Kobe Bryant leads his struggling Lakers into Madison Square Garden Thursday night to take on a Knicks team that is 8-0 at home and led by Carmelo Anthony, a guy playing like an MVP candidate.
As part of the hype machine for that game, Kobe sat down for an interview with ESPN (Stephen A. Smith to be exact) that the network played plenty on Wednesday. Among the things discussed in that interview was the hardest player for Bryant to guard in the NBA.
His answer was Anthony, reports the New York Post.
The Lakers star said Anthony, the Knicks’ MVP candidate, is the “most difficult” guy for him to guard in the league, even harder than LeBron James, he told ESPN’s Stephen A. Smith on Tuesday.

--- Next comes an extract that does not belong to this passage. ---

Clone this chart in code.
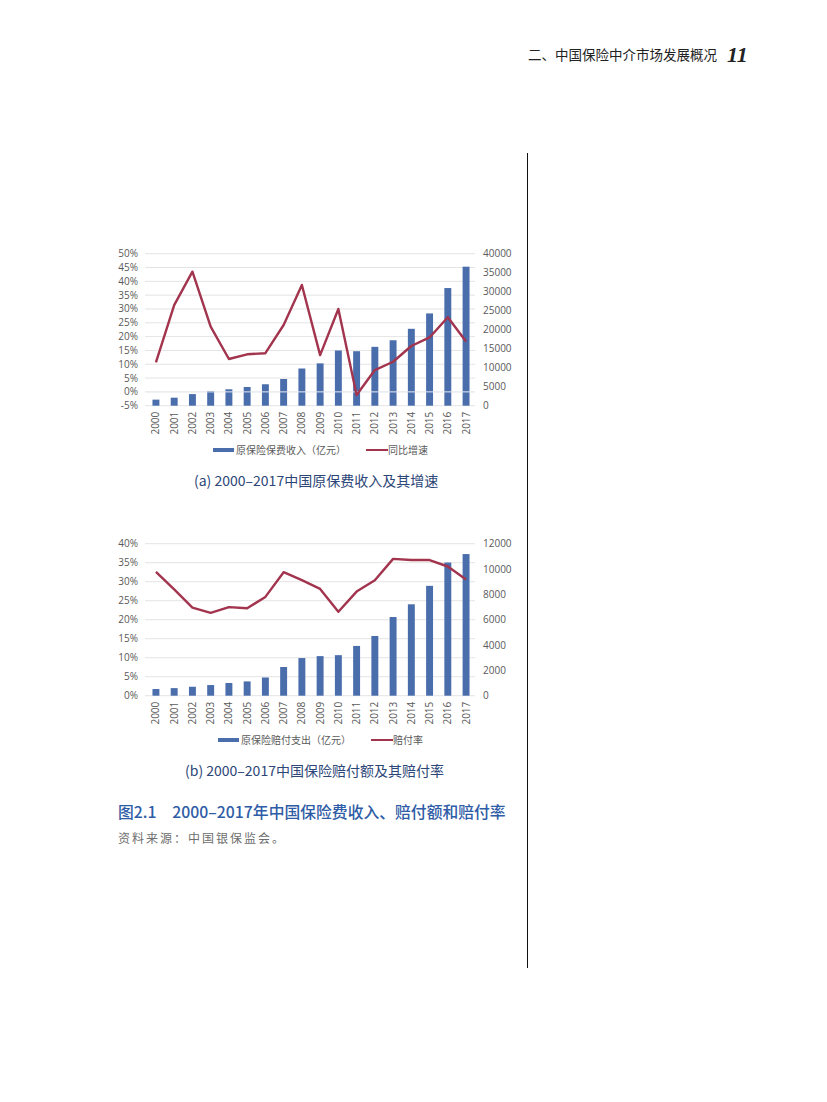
<!DOCTYPE html>
<html>
<head>
<meta charset="utf-8">
<script src="https://cdn.jsdelivr.net/npm/d3@7"></script>
<style>
	body { margin: 0; background: #fff; }
	svg { display: block; }
</style>
</head>
<body>
<div id="page"></div>
<script>
// data
const years = ["2000", "2001", "2002", "2003", "2004", "2005", "2006", "2007", "2008", "2009",
	"2010", "2011", "2012", "2013", "2014", "2015", "2016", "2017"];

const premium = [1596, 2109, 3054, 3880, 4318, 4928, 5641, 7036, 9784, 11137,
	14528, 14339, 15488, 17222, 20235, 24283, 30959, 36581];
const premiumGrowth = [10.7, 31.4, 43.5, 23.6, 11.9, 13.6, 14.0, 24.2, 38.7, 13.3,
	30.0, -1.1, 7.9, 10.9, 16.6, 19.7, 27.0, 18.2];

const claims = [527, 598, 707, 841, 1004, 1129, 1438, 2265, 2971, 3125,
	3200, 3929, 4716, 6213, 7216, 8674, 10513, 11181];
const claimRatio = [32.6, 28.0, 23.2, 21.8, 23.3, 23.0, 26.0, 32.5, 30.4, 28.1,
	22.1, 27.4, 30.4, 36.0, 35.7, 35.7, 34.0, 30.6];

const pctTicksA = [-5, 0, 5, 10, 15, 20, 25, 30, 35, 40, 45, 50];
const valTicksA = [0, 5000, 10000, 15000, 20000, 25000, 30000, 35000, 40000];
const pctTicksB = [0, 5, 10, 15, 20, 25, 30, 35, 40];
const valTicksB = [0, 2000, 4000, 6000, 8000, 10000, 12000];

const headerText = "二、中国保险中介市场发展概况";
const pageNo = "11";
const captionA = "(a)  2000–2017中国原保费收入及其增速";
const captionB = "(b)  2000–2017中国保险赔付额及其赔付率";
const legendA = ["原保险保费收入（亿元）", "同比增速"];
const legendB = ["原保险赔付支出（亿元）", "赔付率"];
const figTitle = "图2.1　2000–2017年中国保险费收入、赔付额和赔付率";
const sourceText = "资料来源：中国银保监会。";

const width = 827;
const height = 1102;
const barColor = "#4a6dab";
const lineColor = "#a2344e";
const labelColor = "#595959";
const cjk = "'Noto Sans CJK SC', 'Noto Sans', sans-serif";

const svg = d3
	.select("#page")
	.append("svg")
	.attr("width", width)
	.attr("height", height)
	.style("background", "#fff");

// page header and column rule
svg
	.append("text")
	.attr("x", 528)
	.attr("y", 60)
	.style("font-family", cjk)
	.style("font-size", "13.5px")
	.attr("fill", "#222")
	.text(headerText);

svg
	.append("text")
	.attr("x", 727)
	.attr("y", 62)
	.style("font-family", "'Liberation Serif', serif")
	.style("font-size", "22px")
	.style("font-weight", "bold")
	.style("font-style", "italic")
	.attr("fill", "#222")
	.text(pageNo);

svg
	.append("line")
	.attr("x1", 527.5)
	.attr("x2", 527.5)
	.attr("y1", 153)
	.attr("y2", 968)
	.attr("stroke", "#111")
	.attr("stroke-width", 1);

// one combo chart: bars on the right axis, line on the left axis
function drawChart(cfg) {
	const g = svg.append("g");

	const xScale = d3
		.scaleBand()
		.domain(years)
		.range([147, 475])
		.paddingInner(0.62)
		.paddingOuter(0.3);

	const yPct = d3
		.scaleLinear()
		.domain([cfg.pctTicks[0], cfg.pctTicks[cfg.pctTicks.length - 1]])
		.range([cfg.bottom, cfg.top]);

	const yVal = d3
		.scaleLinear()
		.domain([cfg.valTicks[0], cfg.valTicks[cfg.valTicks.length - 1]])
		.range([cfg.bottom, cfg.top]);

	// gridlines
	g.selectAll("line.grid")
		.data(cfg.pctTicks)
		.enter()
		.append("line")
		.attr("class", "grid")
		.attr("x1", 145)
		.attr("x2", 475)
		.attr("y1", (d) => yPct(d))
		.attr("y2", (d) => yPct(d))
		.attr("stroke", "#dcdcdc")
		.attr("stroke-width", 0.8);

	// left axis labels
	g.selectAll("text.left")
		.data(cfg.pctTicks)
		.enter()
		.append("text")
		.attr("class", "left")
		.attr("x", 138)
		.attr("y", (d) => yPct(d))
		.attr("dy", "0.35em")
		.attr("text-anchor", "end")
		.style("font-family", "'Open Sans', sans-serif")
		.style("font-size", "10px")
		.attr("fill", labelColor)
		.text((d) => d + "%");

	// right axis labels
	g.selectAll("text.right")
		.data(cfg.valTicks)
		.enter()
		.append("text")
		.attr("class", "right")
		.attr("x", 483)
		.attr("y", (d) => yVal(d))
		.attr("dy", "0.35em")
		.style("font-family", "'Open Sans', sans-serif")
		.style("font-size", "10px")
		.attr("fill", labelColor)
		.text((d) => d);

	// bars
	g.selectAll("rect.bar")
		.data(cfg.bars)
		.enter()
		.append("rect")
		.attr("class", "bar")
		.attr("x", (d, i) => xScale(years[i]))
		.attr("y", (d) => yVal(d))
		.attr("width", xScale.bandwidth())
		.attr("height", (d) => yVal(0) - yVal(d))
		.attr("fill", barColor);

	// category axis line at 0%
	if (cfg.pctTicks[0] < 0) {
		g.append("line")
			.attr("x1", 145)
			.attr("x2", 475)
			.attr("y1", yPct(0))
			.attr("y2", yPct(0))
			.attr("stroke", "#e8ecf3")
			.attr("stroke-width", 1);
	}

	// year labels
	g.selectAll("text.year")
		.data(years)
		.enter()
		.append("text")
		.attr("class", "year")
		.attr("transform", (d) => `translate(${xScale(d) + xScale.bandwidth() / 2}, ${cfg.bottom + 6}) rotate(-90)`)
		.attr("text-anchor", "end")
		.attr("dy", "0.35em")
		.style("font-family", "'Open Sans', sans-serif")
		.style("font-size", "10px")
		.attr("fill", labelColor)
		.text((d) => d);

	// line
	const line = d3
		.line()
		.x((d, i) => xScale(years[i]) + xScale.bandwidth() / 2)
		.y((d) => yPct(d));

	g.append("path")
		.datum(cfg.line)
		.attr("d", line)
		.attr("fill", "none")
		.attr("stroke", lineColor)
		.attr("stroke-width", 2.4)
		.attr("stroke-linejoin", "round");

	// legend
	const legend = g.append("g").attr("transform", `translate(${cfg.legendX}, ${cfg.legendY})`);

	legend
		.append("rect")
		.attr("x", 0)
		.attr("y", -2)
		.attr("width", 21)
		.attr("height", 4)
		.attr("fill", barColor);

	const t1 = legend
		.append("text")
		.attr("x", 23)
		.attr("dy", "0.35em")
		.style("font-family", cjk)
		.style("font-size", "10px")
		.attr("fill", labelColor)
		.text(cfg.legend[0]);

	const lx = 23 + t1.node().getComputedTextLength() + 20;

	legend
		.append("line")
		.attr("x1", lx)
		.attr("x2", lx + 22)
		.attr("stroke", lineColor)
		.attr("stroke-width", 2);

	legend
		.append("text")
		.attr("x", lx + 22)
		.attr("dy", "0.35em")
		.style("font-family", cjk)
		.style("font-size", "10px")
		.attr("fill", labelColor)
		.text(cfg.legend[1]);

	// sub caption
	svg
		.append("text")
		.attr("x", cfg.captionX)
		.attr("y", cfg.captionY)
		.attr("dy", "0.35em")
		.style("font-family", cjk)
		.style("font-size", "14px")
		.attr("fill", "#2c4677")
		.text(cfg.caption);
}

drawChart({
	top: 253.7,
	bottom: 405.7,
	pctTicks: pctTicksA,
	valTicks: valTicksA,
	bars: premium,
	line: premiumGrowth,
	legend: legendA,
	legendX: 213,
	legendY: 450,
	caption: captionA,
	captionX: 194,
	captionY: 481,
});

drawChart({
	top: 543.7,
	bottom: 695.7,
	pctTicks: pctTicksB,
	valTicks: valTicksB,
	bars: claims,
	line: claimRatio,
	legend: legendB,
	legendX: 218,
	legendY: 740,
	caption: captionB,
	captionX: 185,
	captionY: 771,
});

// figure title and source
svg
	.append("text")
	.attr("x", 118)
	.attr("y", 812)
	.attr("dy", "0.35em")
	.style("font-family", cjk)
	.style("font-size", "15.8px")
	.style("font-weight", "500")
	.attr("fill", "#2f5ca6")
	.text(figTitle);

svg
	.append("text")
	.attr("x", 118)
	.attr("y", 839)
	.attr("dy", "0.35em")
	.style("font-family", cjk)
	.style("font-size", "12px")
	.style("letter-spacing", "2px")
	.attr("fill", "#6e6e6e")
	.text(sourceText);
</script>
</body>
</html>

“For me?” Bryant said. “Yeah….”
“I’m [180 pounds] soaking wet,” said Bryant, who is Melo’s teammate on Team USA. “Going up against that bull, it’s fun, but it’s hard.”
That kind of matchup, Carmelo on Bryant, is why Anthony at the four is such a matchup nightmare — if Carmelo has Kobe on him he can take Bryant down into the post with Amare Stoudemire not there and back Kobe down, where ‘Melo has the size and strength advantage, then he can spin and take short fade-aways over either shoulder. If Stoudemire is in the post and Anthony is out on the wing trying to use his quickness on Kobe, then Kobe can hang with him and contest everything.
The Lakers likely go with Metta World Peace — a bull himself — on ‘Melo, but he is going to need help from Dwight Howard and others.
And if the Lakers defensive rotations look anything like they did in the first half of the Cleveland game, Anthony is not going to put up monster fourth quarter numbers because he’ll be sitting on the bench resting as the Knicks bench closes out a blowout win.